US stock futures were volatile. S&P 500 futures were up 0.4 per cent in early European trade on Wednesday, rebounding from the lows hit just hours earlier, as races in battleground states including Arizona and Pennsylvania remained too close to call.

"Futures markets are pricing in a Trump win, which I think is a bit premature," said David Bailin, chief investment officer at Citi Private Bank.

Futures tracking the Nasdaq 100 index, which is heavily weighted towards the US’s big tech groups, were up 2 per cent, having been briefly halted after a rapid surge at one point on Tuesday night. Some traders had warned of “air-pockets” in the market, predicting sharp moves because many fund managers were sitting on the sidelines.

Investors shifted positions early on Wednesday as chances grew that the race could be decided later this week after a large number of postal ballots in Pennsylvania, Michigan and Wisconsin are counted.

"The market was looking at getting this behind us and getting our stimulus next year," said David Giroux, chief investment officer for equity and multi-asset at T Rowe Price. "A contested election that we don't know the answer to, that is pretty negative for the market."
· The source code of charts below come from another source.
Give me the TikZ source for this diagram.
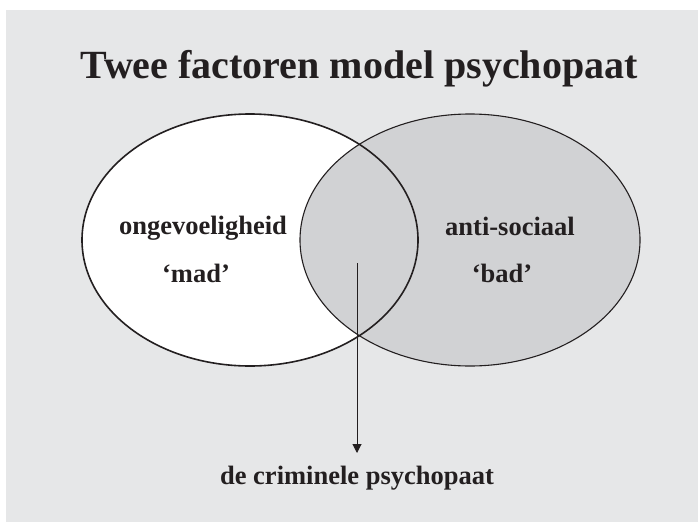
\documentclass[tikz,border=0pt]{standalone}
\usepackage{fontspec}
\setmainfont{Liberation Serif}
\usetikzlibrary{arrows.meta}
\definecolor{bggray}{HTML}{E6E7E8}
\definecolor{ellgray}{HTML}{D1D2D4}
\definecolor{ink}{HTML}{231F20}
\tikzset{
  lbl/.style={anchor=base, inner sep=0pt, text=ink, font=\fontsize{26.5}{30}\selectfont\bfseries},
  ttl/.style={anchor=base, inner sep=0pt, text=ink, font=\fontsize{40}{48}\selectfont\bfseries},
  outl/.style={draw=ink},
  arr/.style={draw=ink, line width=1pt, -{Triangle[width=9pt,length=9pt]}}
}
\begin{document}
\begin{tikzpicture}[x=1pt,y=-1pt]
\useasboundingbox (0,0) rectangle (698,522);
\fill[white] (0,0) rectangle (698,522);
\fill[bggray] (6,10) rectangle (698,522);
% ellipses
\fill[ellgray] (470,240) ellipse [x radius=170pt, y radius=126pt];
\fill[white] (250,240) ellipse [x radius=168pt, y radius=126pt];
\begin{scope}
  \clip (470,240) ellipse [x radius=170pt, y radius=126pt];
  \fill[ellgray] (250,240) ellipse [x radius=168pt, y radius=126pt];
\end{scope}
\draw[outl, line width=1.6pt] (250,240) ellipse [x radius=168pt, y radius=126pt];
\draw[outl, line width=1.1pt] (470,240) ellipse [x radius=170pt, y radius=126pt];
% texts
\node[ttl] (title) at (359,78) {Twee factoren model psychopaat};
\node[lbl] (ong) at (203,234) {ongevoeligheid};
\node[lbl] (mad) at (196,282) {‘mad’};
\node[lbl] (anti) at (510,235) {anti-sociaal};
\node[lbl] (bad) at (502,282) {‘bad’};
\node[lbl] (crim) at (357,484) {de criminele psychopaat};
% arrow
\coordinate (src) at (357,263);
\coordinate (tip) at (357,453);
\draw[arr] (src) -- (tip);
\end{tikzpicture}
\end{document}
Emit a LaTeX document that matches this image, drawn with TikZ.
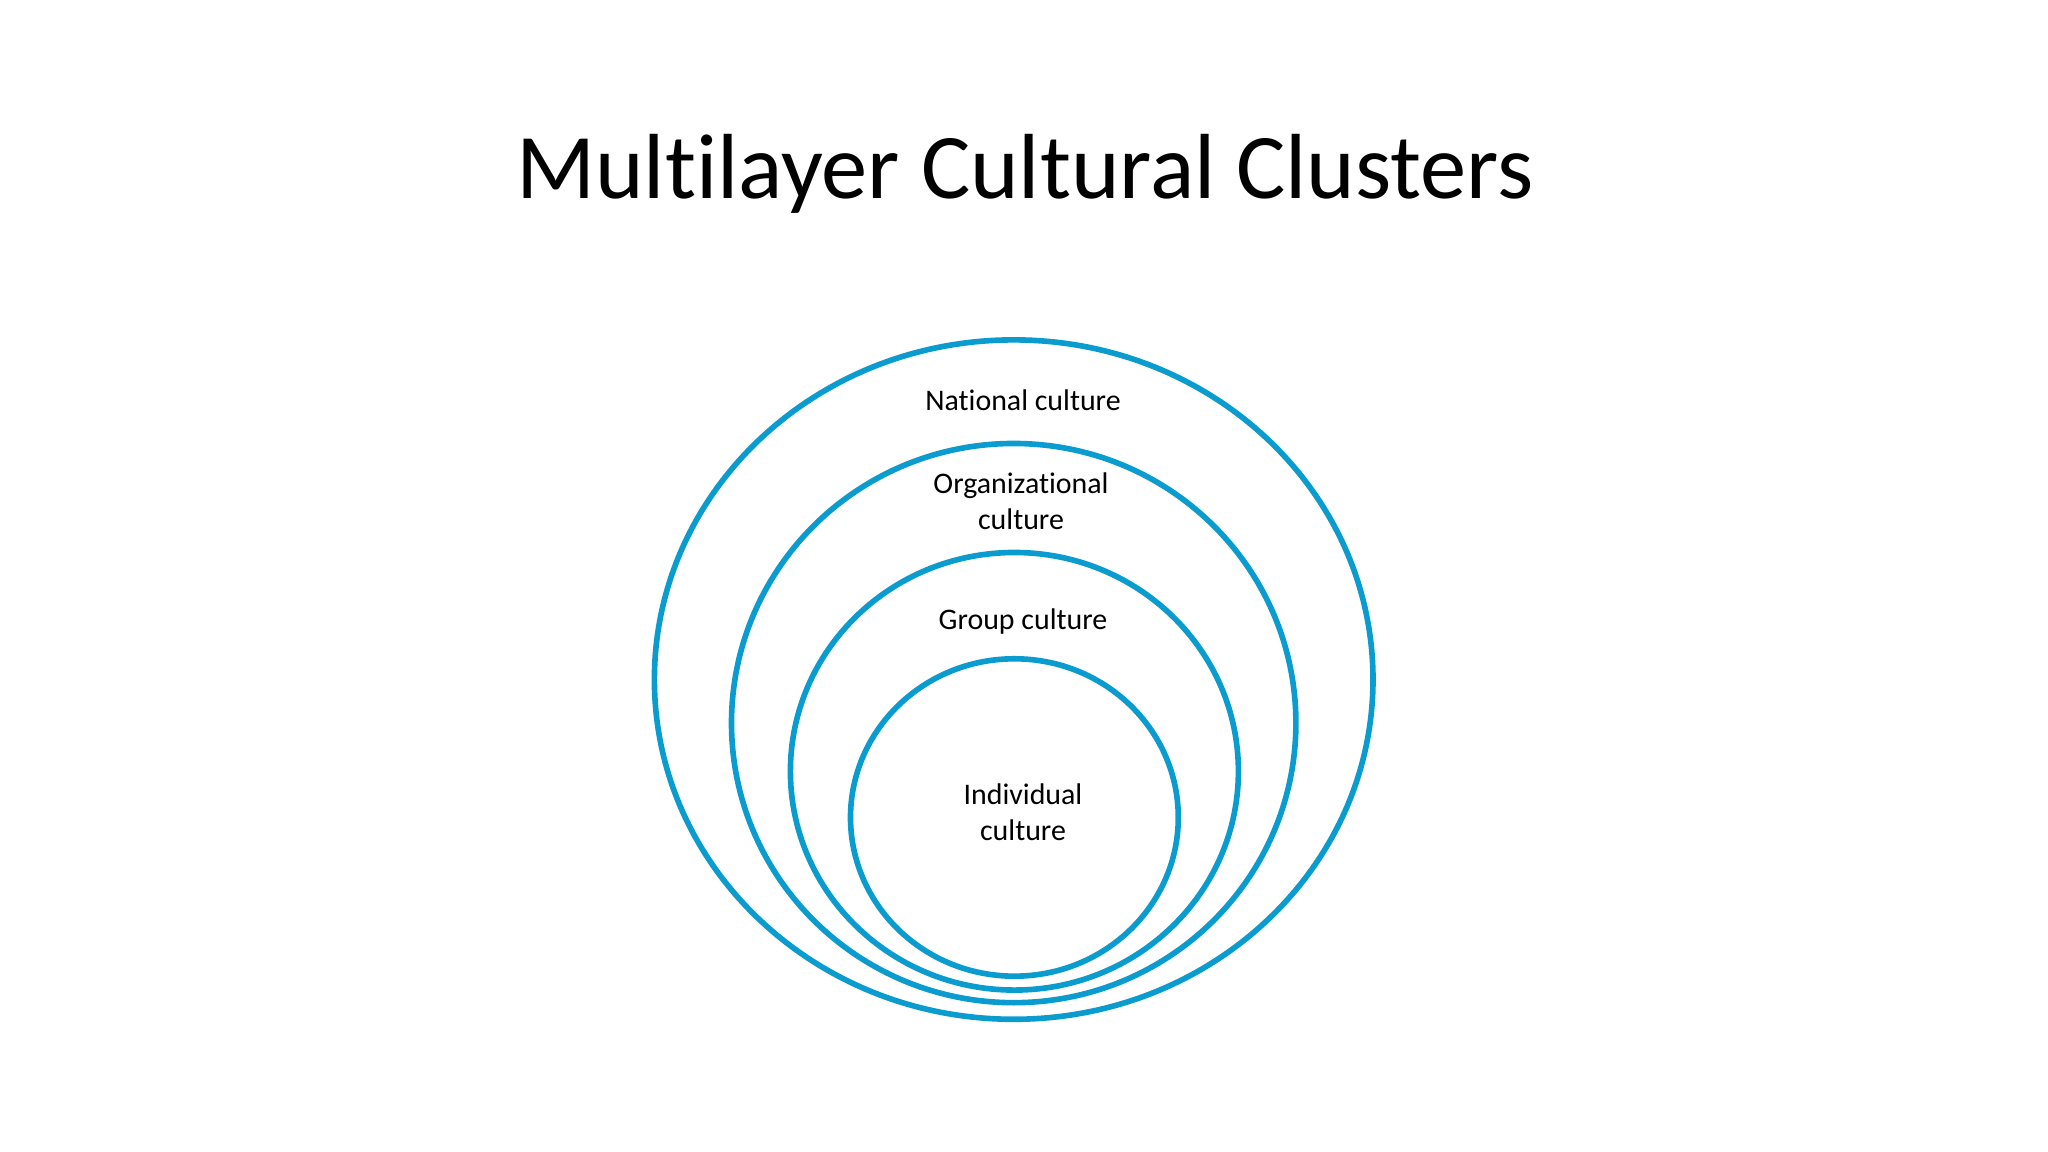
\documentclass[tikz,border=0pt]{standalone}
\usepackage{fontspec}
\setmainfont{Carlito}[Ligatures={NoCommon}]
\definecolor{ring}{HTML}{0A9BCF}
\begin{document}
\begin{tikzpicture}[x=0.01cm,y=0.01cm,
  ring/.style={draw=ring,line width=1.6pt},
  lab/.style={font=\fontsize{8.5}{10.3}\selectfont,align=center,inner sep=0pt}]
\useasboundingbox (0,0) rectangle (2048,1152);
\node[font=\fontsize{26.3}{32}\selectfont,inner sep=0pt] (title) at (1025,978.5) {Multilayer Cultural Clusters};
\draw[ring] (1013.7,472.4) ellipse [x radius=359.3,y radius=339.7];
\draw[ring] (1013.7,428.9) ellipse [x radius=282.2,y radius=279.6];
\draw[ring] (1014.4,380.7) ellipse [x radius=224.0,y radius=218.8];
\draw[ring] (1014.4,334.5) ellipse [x radius=163.9,y radius=158.7];
\node[lab] (nat) at (1023,752) {National culture};
\node[lab] (org) at (1021,651) {Organizational\\culture};
\node[lab] (grp) at (1023,530) {Group culture};
\node[lab] (ind) at (1023,340) {Individual\\culture};
\end{tikzpicture}
\end{document}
Investors had positioned themselves in recent days for a strong showing by Mr Biden. They sold 10-year and 30-year Treasuries as part of a wager that trillions of dollars' worth of stimulus could flood into the economy if Mr Biden won the presidency and his party took control of the Senate. That kind of stimulus has been seen as fuelling growth and inflation, denting the attractiveness of US government debt.

US equity markets have moved dramatically in recent days. A rebound by the S&P 500 on Monday and Tuesday helped investors to recoup some of the losses they tallied over the previous five trading days, which proved to be the worst week for the almost $40 trillion US equity market since the sell-off in March.